Could a minor who was raped be forced to deliver?

CLEVELAND — Juan Leon-Gomez, an undocumented immigrant from Guatemala, is unexpectedly at the center of a fierce abortion debate.

Police say the 26-year-old raped an 11-year old girl, who became pregnant last month in Massillon.

If Ohio’s new abortion law was in effect, the girl would be forced to deliver his child, since it does not make exceptions for rape.

RELATED: Lawsuit filed to stop Ohio abortion ban after 1st heartbeat

Currently 28 states have restrictive abortion measures, with Missouri being the latest to join the list.

Ohio is one four states outlawing abortion at the first sign of a fetal heartbeat.

Yet nowhere is as tough as Alabama, where it could soon be a felony to perform an abortion, punishable by up to 99 years in prison.

Abortions would only be legal if there was a serious health risk to the mother.

The bill’s sponsor admits the goal is to get the Supreme Court to review "Roe versus Wade," and with two new conservative justices appointed by President Trump, Case Western University Professor Jessie Hill says that is certainly possible.

“Nobody is standing over the Supreme Court and telling the justices they have to follow precedent,” she said. “They can say, ‘Well we’ve changed our minds, and we no longer think this is the right precedent.’”

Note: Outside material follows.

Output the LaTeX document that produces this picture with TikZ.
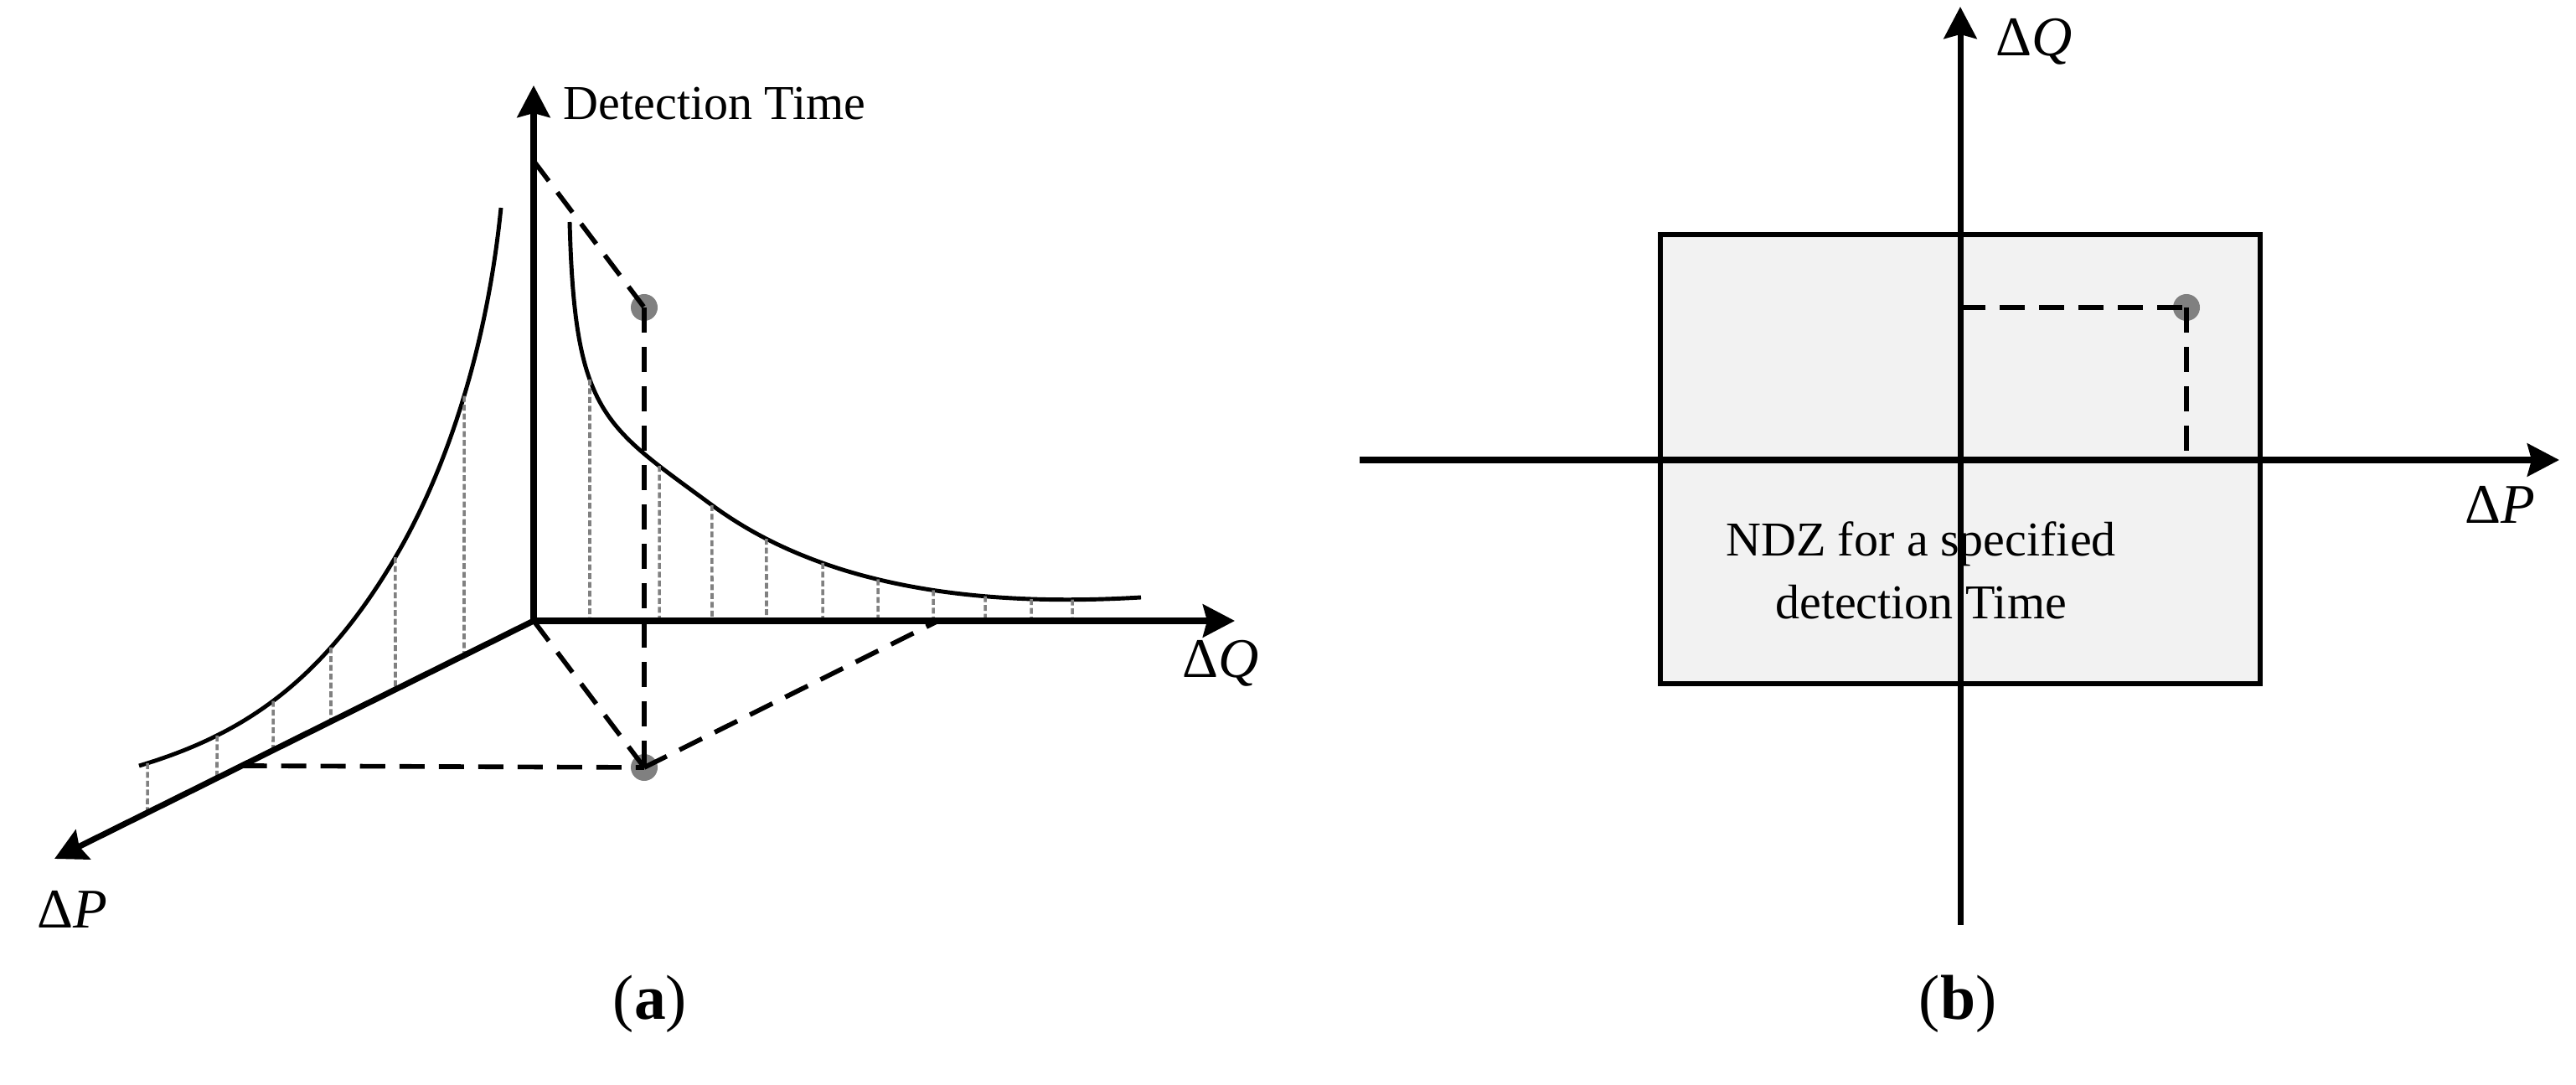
\documentclass[tikz,border=0pt]{standalone}
\usepackage{fontspec}
\setmainfont{Liberation Serif}
\usetikzlibrary{arrows.meta,calc,intersections}
\definecolor{dotgray}{RGB}{128,128,128}
\definecolor{hatchgray}{RGB}{128,128,128}
\definecolor{zonefill}{RGB}{242,242,242}
\begin{document}
\begin{tikzpicture}[x=0.01cm,y=-0.01cm,
  axis/.style={line width=2pt,-{Stealth[length=0.38cm,width=0.39cm,inset=0.05cm]}},
  curve/.style={line width=1.4pt},
  guide/.style={line width=1.6pt,dash pattern=on 0.3cm off 0.17cm},
  hatch/.style={line width=1pt,hatchgray,dash pattern=on 0.07cm off 0.035cm},
  dotmark/.style={circle,fill=dotgray,inner sep=0pt,minimum size=0.32cm},
  lbl/.style={font=\fontsize{16.5}{20}\selectfont,inner sep=0pt},
  axlbl/.style={font=\fontsize{19}{22}\selectfont,inner sep=0pt},
  captext/.style={font=\fontsize{21.5}{25}\selectfont,inner sep=0pt}
]
\useasboundingbox (0,0) rectangle (3075,1295);

% ---------------- panel (a) ----------------
\coordinate (O) at (637,741);
\coordinate (Tt) at (637,102);
\coordinate (Qt) at (1474,741);
\coordinate (Pt) at (65,1025);
\coordinate (Ta) at (637,192);
\coordinate (Qa) at (1120,741);
\coordinate (Pa) at ($(O)!0.609!(Pt)$);

% curves
\draw[curve,name path=lc] (166,914) .. controls (286,878) and (382,818) .. (472,665)
  .. controls (532,563) and (581,418) .. (598,248);
\draw[curve,name path=rc] (680,265) .. controls (686,495) and (720,507) .. (850,603)
  .. controls (980,699) and (1162,725) .. (1362,713);

% gray hatch lines, left curve down to the Delta P axis
\foreach \x in {176,259,326,395,472,554} {
  \path[name path=vl] (\x,100) -- (\x,1100);
  \draw[hatch,name intersections={of=lc and vl,by=hp}] (hp) -- (\x,{741+(637-\x)*0.4965});
}
% gray hatch lines, right curve down to the Delta Q axis
\foreach \x in {704,787,850,915,982,1048,1114,1176,1231,1280} {
  \path[name path=vr] (\x,100) -- (\x,1100);
  \draw[hatch,name intersections={of=rc and vr,by=hq}] (hq) -- (\x,741);
}

% dots
\node[dotmark] (Dtop) at (769,367) {};
\node[dotmark] (Dbot) at (769,916) {};

% dashed guides
\draw[guide] (Ta) -- (Dtop.center);
\draw[guide] (Dtop.center) -- (Dbot.center);
\draw[guide] (O) -- (Dbot.center);
\draw[guide] (Dbot.center) -- (Qa);
\draw[guide] (Pa) -- (Dbot.center);

% axes
\draw[axis] (O) -- (Tt);
\draw[axis] (O) -- (Qt);
\draw[axis] (O) -- (Pt);

% labels
\node[lbl,anchor=base west] (tlab) at (672,143) {Detection Time};
\node[axlbl,anchor=base] (qlab) at (1457,809) {Δ\textit{Q}};
\node[axlbl,anchor=base] (plab) at (86,1108) {Δ\textit{P}};
\node[captext,anchor=base] (capa) at (776,1217) {(\textbf{a})};

% ---------------- panel (b) ----------------
\coordinate (O2) at (2340,549);
\coordinate (B2) at (2340,1104);
\coordinate (T2) at (2340,8);
\coordinate (L2) at (1623,549);
\coordinate (R2) at (3055,549);

\draw[line width=1.7pt,fill=zonefill] (1982,280) rectangle (2698,816);
\node[lbl,anchor=base] (ndz1) at (2293,664) {NDZ for a specified};
\node[lbl,anchor=base] (ndz2) at (2293,739) {detection Time};

\node[dotmark] (D2) at (2610,367) {};
\coordinate (D2q) at (2340,367);
\coordinate (D2p) at (2610,549);
\draw[guide] (D2q) -- (D2.center);
\draw[guide] (D2.center) -- (D2p);

\draw[axis] (B2) -- (T2);
\draw[axis] (L2) -- (R2);

\node[axlbl,anchor=base] (qlab2) at (2428,67) {Δ\textit{Q}};
\node[axlbl,anchor=base] (plab2) at (2984,625) {Δ\textit{P}};
\node[captext,anchor=base] (capb) at (2337,1217) {(\textbf{b})};
\end{tikzpicture}
\end{document}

Professor Hill is part of an ACLU lawsuit challenging Ohio’s heartbeat bill, while even TV evangelist and anti-abortion advocate Pat Robertson says Alabama’s bill has gone too far.

“There’s no exception for rape or incest. It’s an extreme law,” he said on his program.

The case against the alleged Massillon rapist continues to move forward. Leon-Gomez is scheduled to be arraigned on Monday in Stark County.